Vivian Pratt Explores Nature’s Hidden Frontier
It’s well documented in travelers’ diaries that before the Romantic era, the more awe-inspiring aspects of nature provoked shudders; tourists would scurry through the Alps on well-marked trails, looking neither left nor right. But that was then.
Today, we include ourselves in the most and the least of nature and are forging a new sensibility, with new outlooks, to explore. Inevitably, this new frontier attracts the bold and the ready which, I would argue, is the case with the Bromfield Gallery’s upcoming exhibition, “Inner Terrains,” by artist Vivian Pratt.
In the Romantic West, our last frontier, now much faded, explorers came with ropes and traps slung from broad, buckskin-clad shoulders. Completing their equipage was an uncanny knowledge of the terrain, and a mount that could preternaturally intuit their commands and, in some dangerous moments, correct them.
Our new “inner terrains” demand just as much knowledge of means and methods, less the horse, to record what we are observing, and to bring it back to form the new sensibility toward which we are groping.

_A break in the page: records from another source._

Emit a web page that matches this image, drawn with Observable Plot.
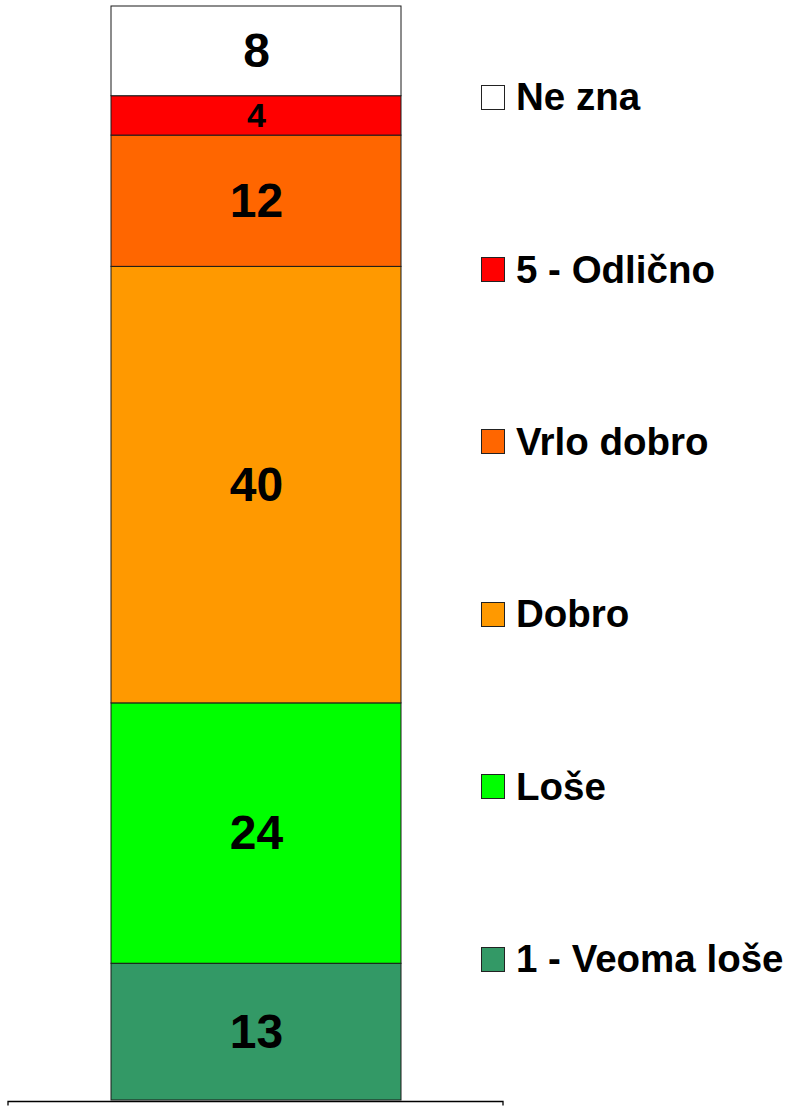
<!DOCTYPE html>
<html>
<head>
<meta charset="utf-8">
<script src="https://cdn.jsdelivr.net/npm/d3@7"></script>
<script src="https://cdn.jsdelivr.net/npm/@observablehq/plot@0.6"></script>
<style>
  html, body { margin: 0; padding: 0; background: #fff; }
  #wrap { position: relative; width: 787px; height: 1109px; }
  #legend { position: absolute; left: 481px; top: 11px; font-family: "Liberation Sans", Arial, sans-serif; font-weight: bold; font-size: 38.5px; color: #000; }
  .item { height: 172.4px; display: flex; align-items: center; white-space: nowrap; }
  .sw { width: 24px; height: 25px; border: 1px solid #222; box-sizing: border-box; margin-right: 11px; flex: none; }
</style>
</head>
<body>
<div id="wrap"><div id="legend"></div></div>
<script>
// Data (bottom to top)
const categories = ["1 - Veoma loše", "Loše", "Dobro", "Vrlo dobro", "5 - Odlično", "Ne zna"];
const shares = [12.5, 23.8, 39.9, 12.0, 3.6, 8.2];
const labels = ["13", "24", "40", "12", "4", "8"];
const colors = ["#339966", "#00FF00", "#FF9900", "#FF6600", "#FF0000", "#FFFFFF"];

const data = categories.map((c, i) => ({group: "all", category: c, value: shares[i], label: labels[i]}));

const W = 787, H = 1109;
const font = '"Liberation Sans", Arial, sans-serif';

const baseAxis = (index, scales, values, dims) => {
  const g = document.createElementNS("http://www.w3.org/2000/svg", "g");
  const x0 = dims.marginLeft, x1 = dims.width - dims.marginRight;
  const y = scales.y(0) + 1.5;
  g.innerHTML = `<path d="M${x0},${y + 4}V${y}H${x1}V${y + 4}" fill="none" stroke="#000" stroke-width="1.3"/>`;
  return g;
};

const chart = Plot.plot({
  width: W,
  height: H,
  marginLeft: 8,
  marginRight: W - 503,
  marginTop: 6,
  marginBottom: 9,
  style: {fontFamily: font, background: "transparent"},
  x: {domain: ["all"], paddingInner: 0.2605, paddingOuter: 0.2605, axis: null},
  y: {domain: [0, 100], axis: null},
  color: {domain: categories, range: colors},
  marks: [
    Plot.barY(data, Plot.stackY({x: "group", y: "value", fill: "category", stroke: "#1a1a1a", strokeWidth: 1})),
    Plot.text(data, Plot.stackY({
      x: "group", y: "value", text: "label",
      fontSize: d => d.value < 5 ? 34 : 48,
      fontWeight: "bold", fill: "#000", lineAnchor: "middle"
    })),
    baseAxis
  ]
});

document.getElementById("wrap").prepend(chart);
chart.style.position = "absolute";
chart.style.left = "0";
chart.style.top = "0";

const legend = document.getElementById("legend");
[...categories].reverse().forEach((c) => {
  const i = categories.indexOf(c);
  const item = document.createElement("div");
  item.className = "item";
  const sw = document.createElement("div");
  sw.className = "sw";
  sw.style.background = colors[i];
  const t = document.createElement("span");
  t.textContent = c;
  item.append(sw, t);
  legend.append(item);
});
</script>
</body>
</html>
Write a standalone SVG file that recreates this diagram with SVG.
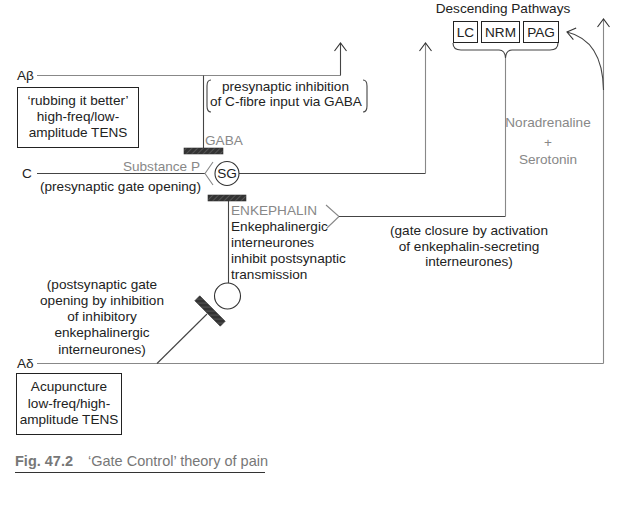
<svg xmlns="http://www.w3.org/2000/svg" width="622" height="510" viewBox="0 0 622 510">
<style>
text{font-family:"Liberation Sans",Arial,sans-serif;font-size:13.6px;fill:#222}
.g{fill:#888}
.c{text-anchor:middle}
.ln{fill:none;stroke:#444;stroke-width:1.1}
.lg{fill:none;stroke:#888;stroke-width:1.1}
.box{fill:#fff;stroke:#222;stroke-width:1}
.bar{fill:url(#hatch);stroke:#333;stroke-width:0.6}
</style>
<defs>
<pattern id="hatch" width="4" height="4" patternUnits="userSpaceOnUse" patternTransform="rotate(45)">
<rect width="4" height="4" fill="#333"/>
<line x1="0" y1="0" x2="0" y2="4" stroke="#777" stroke-width="1"/>
</pattern>
<marker id="arr" viewBox="-10 -8 12 16" refX="0" refY="0" markerWidth="12" markerHeight="16" markerUnits="userSpaceOnUse" orient="auto">
<path d="M-8,-6 L0,0 L-8,6" fill="none" stroke="#333" stroke-width="1.1"/>
</marker>
</defs>

<g id="connectors">
<path class="lg" d="M37,75.5 H340.5"/>
<path class="ln" d="M340.5,75.5 V43" marker-end="url(#arr)"/>
<path class="ln" d="M203.5,75.5 V148"/>
<path class="ln" d="M37,173.5 H205"/>
<path class="lg" d="M213,162 L205,173.5 L213,185"/>
<path class="ln" d="M239,173.5 H425.5"/>
<path class="lg" d="M425.5,173.5 V43" marker-end="url(#arr)"/>
<path class="ln" d="M228.5,201 V283"/>
<path class="lg" d="M326,205 L339,216.5 L327,228"/>
<path class="ln" d="M339,216.5 H505.5"/>
<path class="lg" d="M505.5,216.5 V58"/>
<path class="lg" d="M37,363.5 H603.5"/>
<path class="lg" d="M603.5,363.5 V19" marker-end="url(#arr)"/>
<path class="ln" d="M603.5,90 C603,58 592,38 567,32" marker-end="url(#arr)"/>
<path class="ln" d="M157,363.5 L207,314"/>
</g>

<g id="abeta">
<text x="17" y="80">Aβ</text>
</g>
<g id="c-fibre">
<text x="22" y="178">C</text>
<text x="200" y="171" class="g" text-anchor="end">Substance P</text>
<text x="40" y="191">(presynaptic gate opening)</text>
</g>
<g id="adelta">
<text x="17" y="368">Aδ</text>
</g>

<g id="rubbing">
<rect class="box" x="17.5" y="87.5" width="121" height="60"/>
<text class="c" x="78" y="105">‘rubbing it better’</text>
<text class="c" x="78" y="121">high-freq/low-</text>
<text class="c" x="78" y="137">amplitude TENS</text>
</g>

<g id="presyn-inhibition">
<path class="ln" d="M211,80 Q207,80 207,86 V106 Q207,112 211,112"/>
<path class="ln" d="M363,80 Q367,80 367,86 V106 Q367,112 363,112"/>
<text x="222" y="91">presynaptic inhibition</text>
<text x="210" y="106">of C-fibre input via GABA</text>
</g>

<g id="gaba">
<rect class="bar" x="184" y="148" width="39" height="6"/>
<text x="205" y="145" class="g">GABA</text>
</g>

<g id="sg">
<circle cx="227" cy="173.5" r="12" fill="#fff" stroke="#333" stroke-width="1.1"/>
<text class="c" x="227" y="178">SG</text>
</g>

<g id="enkephalin">
<rect class="bar" x="208" y="195" width="38" height="6"/>
<text x="231" y="215" class="g">ENKEPHALIN</text>
<text x="231" y="231">Enkephalinergic</text>
<text x="231" y="247">interneurones</text>
<text x="231" y="263">inhibit postsynaptic</text>
<text x="231" y="279">transmission</text>
<circle cx="227.5" cy="296" r="13" fill="#fff" stroke="#333" stroke-width="1.1"/>
</g>

<g id="postsyn-bar">
<rect class="bar" x="192" y="307.5" width="36" height="7" transform="rotate(45 210 311)"/>
</g>

<g id="gate-closure">
<text class="c" x="469" y="235">(gate closure by activation</text>
<text class="c" x="469" y="251">of enkephalin-secreting</text>
<text class="c" x="469" y="266">interneurones)</text>
</g>

<g id="postsyn-text">
<text class="c" x="102" y="289">(postsynaptic gate</text>
<text class="c" x="102" y="305">opening by inhibition</text>
<text class="c" x="102" y="321">of inhibitory</text>
<text class="c" x="102" y="337">enkephalinergic</text>
<text class="c" x="102" y="354">interneurones)</text>
</g>

<g id="descending">
<text class="c" x="503" y="13">Descending Pathways</text>
<rect class="box" x="453.5" y="21.5" width="24" height="21"/>
<text class="c" x="465.5" y="37">LC</text>
<rect class="box" x="481.5" y="21.5" width="38" height="21"/>
<text class="c" x="500.5" y="37">NRM</text>
<rect class="box" x="523.5" y="21.5" width="35" height="21"/>
<text class="c" x="541" y="37">PAG</text>
<path class="ln" d="M453,43 Q453,50 461,50 H499 Q505,50 505.5,58 Q506,50 512,50 H550 Q558,50 558,43"/>
</g>

<g id="neurotransmitters">
<text class="c g" x="548" y="127">Noradrenaline</text>
<text class="c g" x="548" y="147">+</text>
<text class="c g" x="548" y="164">Serotonin</text>
</g>

<g id="acupuncture">
<rect class="box" x="16.5" y="373.5" width="105" height="61"/>
<text class="c" x="69" y="391">Acupuncture</text>
<text class="c" x="69" y="408">low-freq/high-</text>
<text class="c" x="69" y="424">amplitude TENS</text>
</g>

<g id="caption">
<text x="15" y="466" style="font-weight:bold;fill:#777;font-size:14.5px">Fig. 47.2</text>
<text x="88" y="466" style="fill:#777;font-size:14.5px">‘Gate Control’ theory of pain</text>
<line x1="15" y1="472.5" x2="265" y2="472.5" stroke="#333" stroke-width="1"/>
</g>
</svg>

Think of Bierstadt in Yosemite as well as painter and sculptor Frederic Remington on the Great Plains with buffalo hunters and cattle drivers; now zoom in as the pendulum of our sensibility swings from the massive to the micro.

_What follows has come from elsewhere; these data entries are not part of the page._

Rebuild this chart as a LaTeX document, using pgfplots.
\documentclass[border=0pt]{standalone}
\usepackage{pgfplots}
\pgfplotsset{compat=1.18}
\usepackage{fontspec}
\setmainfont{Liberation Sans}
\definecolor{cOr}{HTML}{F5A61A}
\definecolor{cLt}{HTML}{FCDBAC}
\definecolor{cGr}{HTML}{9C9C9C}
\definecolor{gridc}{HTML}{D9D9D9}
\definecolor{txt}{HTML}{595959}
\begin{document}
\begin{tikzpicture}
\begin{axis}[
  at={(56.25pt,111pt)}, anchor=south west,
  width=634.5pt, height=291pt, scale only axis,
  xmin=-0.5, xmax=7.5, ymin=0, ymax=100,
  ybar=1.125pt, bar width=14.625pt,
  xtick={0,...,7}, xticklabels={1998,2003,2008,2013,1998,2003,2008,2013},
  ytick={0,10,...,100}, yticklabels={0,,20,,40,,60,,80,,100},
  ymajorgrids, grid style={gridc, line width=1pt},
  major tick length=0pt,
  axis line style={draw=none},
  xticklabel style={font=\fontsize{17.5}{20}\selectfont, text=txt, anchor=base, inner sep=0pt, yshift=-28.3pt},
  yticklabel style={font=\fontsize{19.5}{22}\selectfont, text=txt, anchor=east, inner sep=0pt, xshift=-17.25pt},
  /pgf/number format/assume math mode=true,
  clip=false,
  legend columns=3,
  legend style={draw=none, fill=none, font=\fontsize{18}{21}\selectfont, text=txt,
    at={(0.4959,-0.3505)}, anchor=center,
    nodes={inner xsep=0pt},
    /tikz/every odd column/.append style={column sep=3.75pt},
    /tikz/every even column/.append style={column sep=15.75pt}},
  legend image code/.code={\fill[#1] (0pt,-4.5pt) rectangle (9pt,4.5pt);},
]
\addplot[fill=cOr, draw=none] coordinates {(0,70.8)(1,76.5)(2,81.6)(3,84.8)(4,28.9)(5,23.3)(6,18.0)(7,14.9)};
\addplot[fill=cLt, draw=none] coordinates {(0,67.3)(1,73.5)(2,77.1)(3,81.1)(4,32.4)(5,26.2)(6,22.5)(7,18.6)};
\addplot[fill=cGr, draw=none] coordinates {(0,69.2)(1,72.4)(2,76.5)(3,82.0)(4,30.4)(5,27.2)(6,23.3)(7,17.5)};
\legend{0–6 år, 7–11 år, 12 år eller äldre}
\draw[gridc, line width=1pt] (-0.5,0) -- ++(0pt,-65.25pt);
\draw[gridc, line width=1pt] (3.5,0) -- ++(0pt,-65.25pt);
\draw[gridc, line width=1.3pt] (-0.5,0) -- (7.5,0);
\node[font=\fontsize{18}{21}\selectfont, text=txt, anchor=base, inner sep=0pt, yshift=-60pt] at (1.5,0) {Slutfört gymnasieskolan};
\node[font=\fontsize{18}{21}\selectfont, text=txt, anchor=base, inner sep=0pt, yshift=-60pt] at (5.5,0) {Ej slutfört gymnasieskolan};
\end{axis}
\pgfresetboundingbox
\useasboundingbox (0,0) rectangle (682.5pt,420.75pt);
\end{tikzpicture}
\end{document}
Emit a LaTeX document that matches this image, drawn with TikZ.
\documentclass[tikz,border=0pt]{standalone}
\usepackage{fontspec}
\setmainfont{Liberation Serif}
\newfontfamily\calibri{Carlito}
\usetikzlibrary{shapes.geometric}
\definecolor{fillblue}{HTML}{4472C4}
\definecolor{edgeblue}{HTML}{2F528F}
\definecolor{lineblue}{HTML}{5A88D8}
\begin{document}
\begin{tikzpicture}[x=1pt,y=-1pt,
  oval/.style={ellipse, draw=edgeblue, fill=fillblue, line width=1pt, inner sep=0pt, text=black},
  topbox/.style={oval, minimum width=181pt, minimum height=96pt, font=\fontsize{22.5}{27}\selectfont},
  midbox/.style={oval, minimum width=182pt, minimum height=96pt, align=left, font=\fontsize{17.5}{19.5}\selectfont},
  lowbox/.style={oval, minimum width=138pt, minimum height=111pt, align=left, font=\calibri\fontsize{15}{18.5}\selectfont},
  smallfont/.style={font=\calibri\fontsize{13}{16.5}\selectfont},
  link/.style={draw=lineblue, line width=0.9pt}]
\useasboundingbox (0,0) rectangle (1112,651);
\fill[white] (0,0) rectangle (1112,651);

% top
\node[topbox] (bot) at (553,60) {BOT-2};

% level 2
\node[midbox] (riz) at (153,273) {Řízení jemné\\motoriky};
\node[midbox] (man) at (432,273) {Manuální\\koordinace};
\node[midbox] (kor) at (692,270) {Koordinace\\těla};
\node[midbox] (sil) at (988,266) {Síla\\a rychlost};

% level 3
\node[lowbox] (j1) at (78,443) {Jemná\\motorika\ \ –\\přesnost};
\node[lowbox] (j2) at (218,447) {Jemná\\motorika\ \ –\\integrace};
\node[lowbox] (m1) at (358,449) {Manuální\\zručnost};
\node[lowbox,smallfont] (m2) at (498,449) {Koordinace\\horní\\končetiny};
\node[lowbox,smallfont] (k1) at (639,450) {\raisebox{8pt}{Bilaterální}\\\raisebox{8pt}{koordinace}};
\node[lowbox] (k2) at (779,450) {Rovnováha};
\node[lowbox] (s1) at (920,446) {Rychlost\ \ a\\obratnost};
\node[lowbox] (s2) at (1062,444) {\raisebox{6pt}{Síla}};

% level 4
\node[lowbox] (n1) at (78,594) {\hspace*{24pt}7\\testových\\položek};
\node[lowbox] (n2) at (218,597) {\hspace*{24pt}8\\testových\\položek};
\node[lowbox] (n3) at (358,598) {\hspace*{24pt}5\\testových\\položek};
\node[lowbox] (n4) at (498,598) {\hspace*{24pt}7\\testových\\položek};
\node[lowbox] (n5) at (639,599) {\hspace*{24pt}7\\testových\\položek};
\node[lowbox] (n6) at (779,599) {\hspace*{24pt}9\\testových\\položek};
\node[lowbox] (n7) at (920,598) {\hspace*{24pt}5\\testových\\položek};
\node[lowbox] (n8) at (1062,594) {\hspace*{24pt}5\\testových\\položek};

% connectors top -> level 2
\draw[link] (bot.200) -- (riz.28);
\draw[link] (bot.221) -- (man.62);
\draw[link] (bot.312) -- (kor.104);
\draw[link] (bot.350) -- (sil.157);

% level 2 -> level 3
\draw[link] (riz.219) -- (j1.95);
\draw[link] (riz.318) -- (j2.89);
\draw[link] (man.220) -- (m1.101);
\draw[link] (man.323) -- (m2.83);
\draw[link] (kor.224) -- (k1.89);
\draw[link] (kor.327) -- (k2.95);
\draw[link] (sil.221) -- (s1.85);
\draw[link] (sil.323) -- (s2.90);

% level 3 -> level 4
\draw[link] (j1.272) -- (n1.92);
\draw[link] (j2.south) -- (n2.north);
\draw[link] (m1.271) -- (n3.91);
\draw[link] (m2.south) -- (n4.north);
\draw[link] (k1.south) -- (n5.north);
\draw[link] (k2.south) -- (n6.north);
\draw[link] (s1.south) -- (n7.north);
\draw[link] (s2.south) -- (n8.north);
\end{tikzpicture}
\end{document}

Pratt served an eventful apprenticeship with the hardware and software that guides the communication — and the branding strategies — of our international corporations. Over fruitful decades, she became comfortable enough with the technology of computers, cameras, printers and the intersections between them that she could think and feel on the instant. No less was demanded in this brave new world where the first commandment is ASAP — with perfection a desideratum. And so Pratt farmed her small plot arduously, and meticulously.